▶ _WHAT THE TASK ASKS_
In the data below, find every line with the string "this" and pull it out.
⁂
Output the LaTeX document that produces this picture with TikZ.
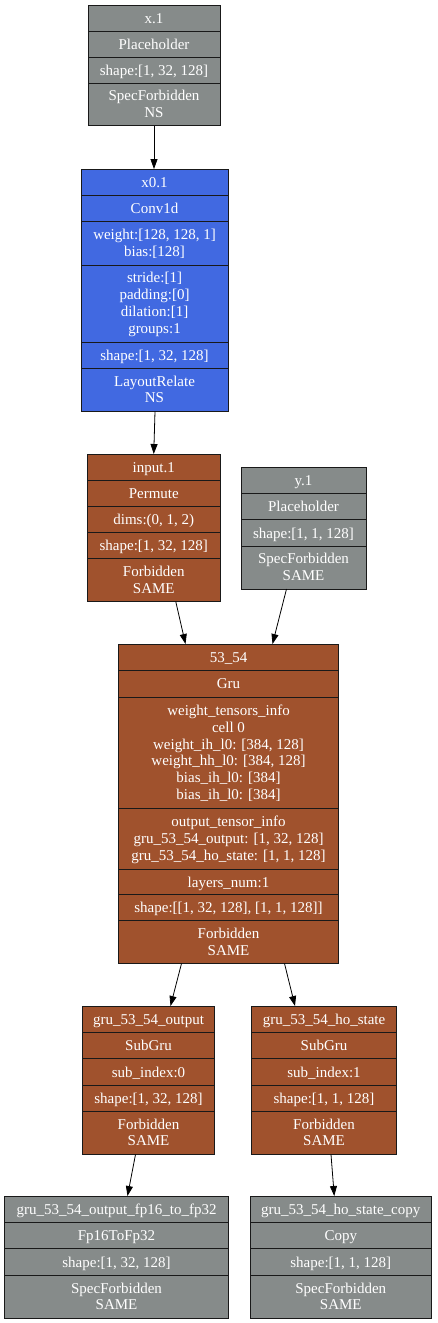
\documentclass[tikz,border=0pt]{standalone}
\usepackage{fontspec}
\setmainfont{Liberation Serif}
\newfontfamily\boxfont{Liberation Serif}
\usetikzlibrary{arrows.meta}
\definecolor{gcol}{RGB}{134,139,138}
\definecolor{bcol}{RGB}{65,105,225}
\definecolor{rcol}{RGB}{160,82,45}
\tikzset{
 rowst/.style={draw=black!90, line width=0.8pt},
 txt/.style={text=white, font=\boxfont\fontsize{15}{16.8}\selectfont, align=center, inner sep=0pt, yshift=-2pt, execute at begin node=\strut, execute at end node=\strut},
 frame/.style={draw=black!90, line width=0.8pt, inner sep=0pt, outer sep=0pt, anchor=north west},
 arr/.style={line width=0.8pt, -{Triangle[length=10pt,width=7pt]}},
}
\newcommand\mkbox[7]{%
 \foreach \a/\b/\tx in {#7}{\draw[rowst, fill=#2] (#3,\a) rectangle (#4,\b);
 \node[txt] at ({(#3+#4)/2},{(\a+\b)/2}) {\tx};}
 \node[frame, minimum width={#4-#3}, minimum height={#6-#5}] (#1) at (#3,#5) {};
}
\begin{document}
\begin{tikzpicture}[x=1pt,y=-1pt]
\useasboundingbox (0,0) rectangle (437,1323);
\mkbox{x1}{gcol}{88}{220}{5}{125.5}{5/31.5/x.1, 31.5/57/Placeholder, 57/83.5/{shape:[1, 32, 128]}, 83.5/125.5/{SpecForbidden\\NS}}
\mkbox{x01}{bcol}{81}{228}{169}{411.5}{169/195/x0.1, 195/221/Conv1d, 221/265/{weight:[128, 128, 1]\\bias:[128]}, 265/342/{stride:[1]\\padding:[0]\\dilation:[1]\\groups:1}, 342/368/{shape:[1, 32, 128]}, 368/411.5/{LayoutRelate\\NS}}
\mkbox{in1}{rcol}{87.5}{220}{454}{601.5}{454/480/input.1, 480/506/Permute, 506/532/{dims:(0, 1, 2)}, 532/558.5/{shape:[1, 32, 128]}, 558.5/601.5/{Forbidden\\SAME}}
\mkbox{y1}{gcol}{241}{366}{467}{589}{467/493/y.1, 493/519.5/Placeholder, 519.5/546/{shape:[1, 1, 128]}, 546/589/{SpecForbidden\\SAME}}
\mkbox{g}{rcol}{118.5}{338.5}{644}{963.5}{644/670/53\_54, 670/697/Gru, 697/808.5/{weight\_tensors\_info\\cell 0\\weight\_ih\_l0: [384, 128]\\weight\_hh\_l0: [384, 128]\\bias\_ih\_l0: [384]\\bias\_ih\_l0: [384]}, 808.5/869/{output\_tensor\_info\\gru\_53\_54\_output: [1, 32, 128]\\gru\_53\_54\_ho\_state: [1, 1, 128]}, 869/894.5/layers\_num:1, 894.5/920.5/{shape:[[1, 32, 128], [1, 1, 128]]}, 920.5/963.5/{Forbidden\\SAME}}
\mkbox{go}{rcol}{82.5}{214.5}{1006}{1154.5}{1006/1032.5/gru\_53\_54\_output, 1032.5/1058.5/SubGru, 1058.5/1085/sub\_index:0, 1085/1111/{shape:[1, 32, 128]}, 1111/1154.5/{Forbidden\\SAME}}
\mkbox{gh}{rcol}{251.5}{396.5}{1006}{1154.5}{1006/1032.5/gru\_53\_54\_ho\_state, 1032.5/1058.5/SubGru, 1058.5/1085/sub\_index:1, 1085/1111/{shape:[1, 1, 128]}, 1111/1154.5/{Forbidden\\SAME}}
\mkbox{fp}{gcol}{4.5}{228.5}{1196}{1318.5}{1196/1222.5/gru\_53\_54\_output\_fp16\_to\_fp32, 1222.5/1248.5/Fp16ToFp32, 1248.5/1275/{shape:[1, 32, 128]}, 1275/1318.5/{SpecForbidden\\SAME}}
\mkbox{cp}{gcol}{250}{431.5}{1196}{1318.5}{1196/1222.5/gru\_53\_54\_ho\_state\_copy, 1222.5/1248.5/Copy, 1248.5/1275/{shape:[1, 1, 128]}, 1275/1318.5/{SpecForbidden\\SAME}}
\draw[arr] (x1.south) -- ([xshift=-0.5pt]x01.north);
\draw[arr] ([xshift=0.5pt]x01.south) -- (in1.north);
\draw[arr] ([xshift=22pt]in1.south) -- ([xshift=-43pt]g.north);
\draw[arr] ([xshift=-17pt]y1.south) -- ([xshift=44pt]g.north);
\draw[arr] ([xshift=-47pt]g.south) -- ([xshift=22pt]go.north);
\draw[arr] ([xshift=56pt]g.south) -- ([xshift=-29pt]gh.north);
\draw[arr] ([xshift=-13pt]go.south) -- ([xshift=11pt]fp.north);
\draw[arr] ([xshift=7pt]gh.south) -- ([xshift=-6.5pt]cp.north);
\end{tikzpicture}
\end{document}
⁂
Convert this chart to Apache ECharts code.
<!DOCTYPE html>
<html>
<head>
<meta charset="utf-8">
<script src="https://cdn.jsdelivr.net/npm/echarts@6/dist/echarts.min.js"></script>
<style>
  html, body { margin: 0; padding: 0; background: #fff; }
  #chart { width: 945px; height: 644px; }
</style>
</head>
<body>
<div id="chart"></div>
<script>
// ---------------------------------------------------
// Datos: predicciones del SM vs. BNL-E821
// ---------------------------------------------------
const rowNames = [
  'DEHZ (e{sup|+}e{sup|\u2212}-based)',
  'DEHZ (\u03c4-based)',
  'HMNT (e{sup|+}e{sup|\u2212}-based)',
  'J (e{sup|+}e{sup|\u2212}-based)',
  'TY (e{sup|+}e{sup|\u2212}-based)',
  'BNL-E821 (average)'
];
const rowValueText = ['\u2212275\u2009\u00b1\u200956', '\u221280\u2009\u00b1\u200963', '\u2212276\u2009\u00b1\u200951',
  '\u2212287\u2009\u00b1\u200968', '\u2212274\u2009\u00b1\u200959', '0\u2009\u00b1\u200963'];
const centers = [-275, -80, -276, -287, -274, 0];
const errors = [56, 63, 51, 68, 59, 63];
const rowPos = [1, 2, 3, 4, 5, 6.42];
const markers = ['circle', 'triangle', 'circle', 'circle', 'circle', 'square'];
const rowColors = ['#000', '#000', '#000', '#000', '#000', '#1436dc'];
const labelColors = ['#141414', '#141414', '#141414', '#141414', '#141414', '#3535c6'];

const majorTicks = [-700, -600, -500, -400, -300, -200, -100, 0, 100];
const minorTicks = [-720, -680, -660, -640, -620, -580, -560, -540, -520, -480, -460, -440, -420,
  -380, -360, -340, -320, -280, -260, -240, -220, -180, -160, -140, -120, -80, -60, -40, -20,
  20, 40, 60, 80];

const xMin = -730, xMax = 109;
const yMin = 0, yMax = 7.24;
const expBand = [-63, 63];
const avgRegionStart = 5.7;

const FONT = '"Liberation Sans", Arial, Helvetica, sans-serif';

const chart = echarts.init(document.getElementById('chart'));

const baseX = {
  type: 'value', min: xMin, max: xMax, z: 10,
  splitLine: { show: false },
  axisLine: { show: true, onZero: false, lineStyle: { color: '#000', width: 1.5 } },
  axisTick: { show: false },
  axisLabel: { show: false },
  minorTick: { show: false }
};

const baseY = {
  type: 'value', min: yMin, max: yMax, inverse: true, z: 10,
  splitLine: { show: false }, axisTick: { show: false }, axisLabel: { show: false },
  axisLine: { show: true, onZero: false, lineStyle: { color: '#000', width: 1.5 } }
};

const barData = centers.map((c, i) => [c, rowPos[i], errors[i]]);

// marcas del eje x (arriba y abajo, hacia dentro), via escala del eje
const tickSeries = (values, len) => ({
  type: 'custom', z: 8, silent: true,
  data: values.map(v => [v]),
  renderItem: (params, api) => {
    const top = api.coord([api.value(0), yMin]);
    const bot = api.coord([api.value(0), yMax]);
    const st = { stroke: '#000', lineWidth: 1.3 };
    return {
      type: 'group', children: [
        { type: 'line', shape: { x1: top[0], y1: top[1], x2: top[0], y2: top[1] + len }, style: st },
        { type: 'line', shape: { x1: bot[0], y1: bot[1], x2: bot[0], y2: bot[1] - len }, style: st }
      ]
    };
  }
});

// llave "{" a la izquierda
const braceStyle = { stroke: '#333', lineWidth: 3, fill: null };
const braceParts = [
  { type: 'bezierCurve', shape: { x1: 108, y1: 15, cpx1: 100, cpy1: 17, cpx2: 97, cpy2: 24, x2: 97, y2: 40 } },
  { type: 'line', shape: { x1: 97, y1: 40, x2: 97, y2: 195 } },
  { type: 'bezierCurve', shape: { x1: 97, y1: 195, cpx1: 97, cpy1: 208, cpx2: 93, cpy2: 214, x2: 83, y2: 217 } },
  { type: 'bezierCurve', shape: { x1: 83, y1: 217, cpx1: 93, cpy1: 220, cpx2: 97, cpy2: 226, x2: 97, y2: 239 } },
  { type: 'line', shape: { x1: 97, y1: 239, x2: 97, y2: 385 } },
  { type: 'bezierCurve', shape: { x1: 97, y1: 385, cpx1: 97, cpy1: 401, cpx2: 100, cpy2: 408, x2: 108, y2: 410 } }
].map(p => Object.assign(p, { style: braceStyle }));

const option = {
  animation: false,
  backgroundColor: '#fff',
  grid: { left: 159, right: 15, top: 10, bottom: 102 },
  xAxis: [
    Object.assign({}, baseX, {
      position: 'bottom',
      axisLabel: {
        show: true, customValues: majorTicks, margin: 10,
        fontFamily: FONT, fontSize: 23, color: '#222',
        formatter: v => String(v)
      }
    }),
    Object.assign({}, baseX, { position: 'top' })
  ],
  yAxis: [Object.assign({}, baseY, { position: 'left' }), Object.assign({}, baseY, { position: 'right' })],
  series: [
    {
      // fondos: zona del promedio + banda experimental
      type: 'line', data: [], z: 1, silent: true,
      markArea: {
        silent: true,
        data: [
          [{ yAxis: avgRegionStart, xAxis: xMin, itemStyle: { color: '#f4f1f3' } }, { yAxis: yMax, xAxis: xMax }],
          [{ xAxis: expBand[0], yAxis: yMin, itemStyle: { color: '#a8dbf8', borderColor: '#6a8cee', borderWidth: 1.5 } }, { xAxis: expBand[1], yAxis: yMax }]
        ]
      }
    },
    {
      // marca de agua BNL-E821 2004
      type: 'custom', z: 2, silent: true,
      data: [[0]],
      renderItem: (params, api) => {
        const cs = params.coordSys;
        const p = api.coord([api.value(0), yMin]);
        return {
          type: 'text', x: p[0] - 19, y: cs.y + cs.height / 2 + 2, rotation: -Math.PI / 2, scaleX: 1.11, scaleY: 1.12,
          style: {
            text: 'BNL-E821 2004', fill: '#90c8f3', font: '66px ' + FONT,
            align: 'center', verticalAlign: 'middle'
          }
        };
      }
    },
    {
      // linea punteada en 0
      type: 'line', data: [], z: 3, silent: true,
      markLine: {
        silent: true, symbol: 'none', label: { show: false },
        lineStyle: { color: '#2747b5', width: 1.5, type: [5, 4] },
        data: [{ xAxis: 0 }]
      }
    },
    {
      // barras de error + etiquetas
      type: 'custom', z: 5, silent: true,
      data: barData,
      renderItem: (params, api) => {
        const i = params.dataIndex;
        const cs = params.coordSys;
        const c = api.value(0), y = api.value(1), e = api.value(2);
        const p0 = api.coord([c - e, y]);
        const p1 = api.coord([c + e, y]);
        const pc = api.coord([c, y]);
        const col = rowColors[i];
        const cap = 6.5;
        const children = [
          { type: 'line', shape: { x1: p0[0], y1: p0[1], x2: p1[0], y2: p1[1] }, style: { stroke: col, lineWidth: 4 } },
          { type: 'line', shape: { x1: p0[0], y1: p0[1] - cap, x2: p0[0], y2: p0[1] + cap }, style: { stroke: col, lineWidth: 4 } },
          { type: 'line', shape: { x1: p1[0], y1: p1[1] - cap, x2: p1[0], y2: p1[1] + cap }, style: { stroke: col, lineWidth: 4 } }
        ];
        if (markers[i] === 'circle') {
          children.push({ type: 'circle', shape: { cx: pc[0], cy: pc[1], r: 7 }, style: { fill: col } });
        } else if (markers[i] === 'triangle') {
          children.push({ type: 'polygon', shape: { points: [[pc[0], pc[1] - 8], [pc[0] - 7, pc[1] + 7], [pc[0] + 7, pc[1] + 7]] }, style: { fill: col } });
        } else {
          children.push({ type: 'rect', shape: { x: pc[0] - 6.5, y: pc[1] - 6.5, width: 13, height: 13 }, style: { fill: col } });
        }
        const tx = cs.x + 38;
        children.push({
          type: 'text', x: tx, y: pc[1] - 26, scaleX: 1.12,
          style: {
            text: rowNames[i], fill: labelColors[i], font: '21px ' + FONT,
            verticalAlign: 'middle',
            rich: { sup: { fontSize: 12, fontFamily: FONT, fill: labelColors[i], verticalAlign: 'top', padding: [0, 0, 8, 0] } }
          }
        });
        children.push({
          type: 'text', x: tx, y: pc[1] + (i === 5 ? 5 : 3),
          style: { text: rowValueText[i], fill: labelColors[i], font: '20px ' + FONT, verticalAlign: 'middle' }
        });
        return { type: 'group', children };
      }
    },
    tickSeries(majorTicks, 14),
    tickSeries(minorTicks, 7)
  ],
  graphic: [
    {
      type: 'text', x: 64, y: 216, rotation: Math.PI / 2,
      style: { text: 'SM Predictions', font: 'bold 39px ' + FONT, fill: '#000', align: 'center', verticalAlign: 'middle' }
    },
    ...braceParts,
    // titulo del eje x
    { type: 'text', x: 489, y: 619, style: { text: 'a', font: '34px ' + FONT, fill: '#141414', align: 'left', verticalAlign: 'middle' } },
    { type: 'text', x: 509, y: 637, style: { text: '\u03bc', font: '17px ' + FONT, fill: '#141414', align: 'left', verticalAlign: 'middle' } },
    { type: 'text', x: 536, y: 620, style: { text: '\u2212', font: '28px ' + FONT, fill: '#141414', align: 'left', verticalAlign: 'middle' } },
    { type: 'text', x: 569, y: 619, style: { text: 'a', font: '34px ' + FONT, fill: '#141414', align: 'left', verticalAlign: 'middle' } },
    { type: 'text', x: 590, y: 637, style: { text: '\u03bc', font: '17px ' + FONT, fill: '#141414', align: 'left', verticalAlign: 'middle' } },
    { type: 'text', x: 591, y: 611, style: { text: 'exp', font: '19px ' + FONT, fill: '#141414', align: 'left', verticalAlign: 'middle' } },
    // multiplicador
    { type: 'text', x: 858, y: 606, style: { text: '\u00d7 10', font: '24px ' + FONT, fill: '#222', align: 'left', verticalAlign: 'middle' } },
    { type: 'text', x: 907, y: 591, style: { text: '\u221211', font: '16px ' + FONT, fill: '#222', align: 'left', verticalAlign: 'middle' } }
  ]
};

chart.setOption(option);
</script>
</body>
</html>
⁂
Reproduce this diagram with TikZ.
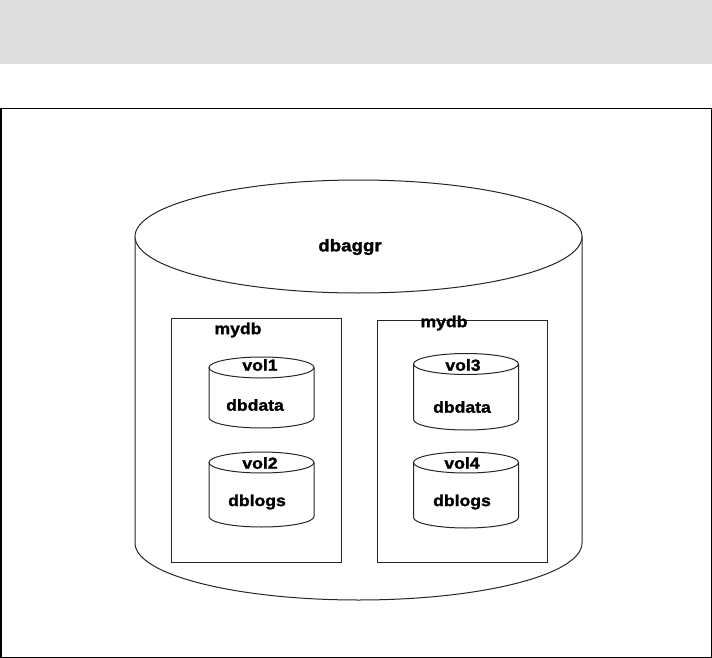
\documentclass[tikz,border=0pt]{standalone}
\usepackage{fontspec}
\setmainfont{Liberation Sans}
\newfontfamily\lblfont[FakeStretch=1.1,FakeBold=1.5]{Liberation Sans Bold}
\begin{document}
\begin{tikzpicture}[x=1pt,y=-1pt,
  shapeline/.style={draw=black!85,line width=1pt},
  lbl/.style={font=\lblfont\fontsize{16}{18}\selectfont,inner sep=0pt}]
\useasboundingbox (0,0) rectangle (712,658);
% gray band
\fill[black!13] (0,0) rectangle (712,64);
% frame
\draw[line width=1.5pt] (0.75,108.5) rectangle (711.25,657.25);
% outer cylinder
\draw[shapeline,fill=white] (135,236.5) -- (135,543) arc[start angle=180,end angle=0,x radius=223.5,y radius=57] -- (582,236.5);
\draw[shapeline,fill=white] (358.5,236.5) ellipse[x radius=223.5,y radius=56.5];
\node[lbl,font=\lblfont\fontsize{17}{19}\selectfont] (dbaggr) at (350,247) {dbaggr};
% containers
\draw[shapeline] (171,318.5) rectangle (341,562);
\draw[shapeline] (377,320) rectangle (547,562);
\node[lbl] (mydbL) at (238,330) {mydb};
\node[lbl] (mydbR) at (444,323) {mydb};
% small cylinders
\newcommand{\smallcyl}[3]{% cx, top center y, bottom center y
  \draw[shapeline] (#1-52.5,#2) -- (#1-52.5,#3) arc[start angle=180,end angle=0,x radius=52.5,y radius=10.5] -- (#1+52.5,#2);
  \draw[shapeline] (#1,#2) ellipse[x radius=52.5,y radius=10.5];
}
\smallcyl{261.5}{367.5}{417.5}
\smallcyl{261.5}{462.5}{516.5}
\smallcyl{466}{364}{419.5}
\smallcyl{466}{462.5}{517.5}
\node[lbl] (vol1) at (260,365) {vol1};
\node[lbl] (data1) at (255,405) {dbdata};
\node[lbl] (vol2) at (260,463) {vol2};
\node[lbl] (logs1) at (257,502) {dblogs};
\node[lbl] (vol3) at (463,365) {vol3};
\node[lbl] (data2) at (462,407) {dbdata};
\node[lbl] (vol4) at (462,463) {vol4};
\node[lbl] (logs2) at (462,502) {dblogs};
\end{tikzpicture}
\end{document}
⁂
▶ _WRITTEN SOLUTION_
Output the LaTeX document that produces this picture with TikZ.
Convert this chart to Apache ECharts code.
Reproduce this diagram with TikZ.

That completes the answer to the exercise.